Section 2. Term; Amendment of the Plan.


The Plan shall be effective upon its approval by a majority of the Stockholders of CBS present and voting at CBS's 1993 Annual Meeting of Shareholders and shall, unless otherwise terminated, be in effect until December 31, 2013 (or if such date shall not be a business day, the next following business day).
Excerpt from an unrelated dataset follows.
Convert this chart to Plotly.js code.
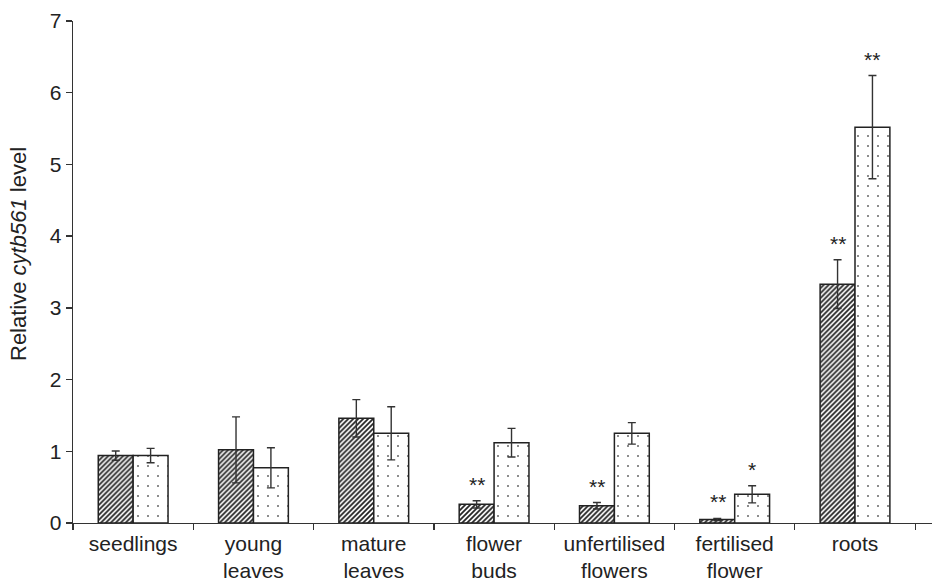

The Plan may be terminated, modified or amended by the CBS shareholders, and the Board of Directors may also terminate the Plan, or modify or amend the Plan in such respects as the Board shall deem advisable, except that no change or modification can be made by the Board which will result in (i) accelerating the vesting of any Restricted Shares on behalf of a Participant, (ii) permitting a Participant to elect to commence or terminate his participation other than in conformity with the Election Requirements, or (iii) increasing the number of shares available for purchase by Participants under the Plan. No amendment or termination of the Plan shall adversely affect or alter any rights or restrictions relating to Restricted Shares acquired under to the Plan prior to such amendment or termination.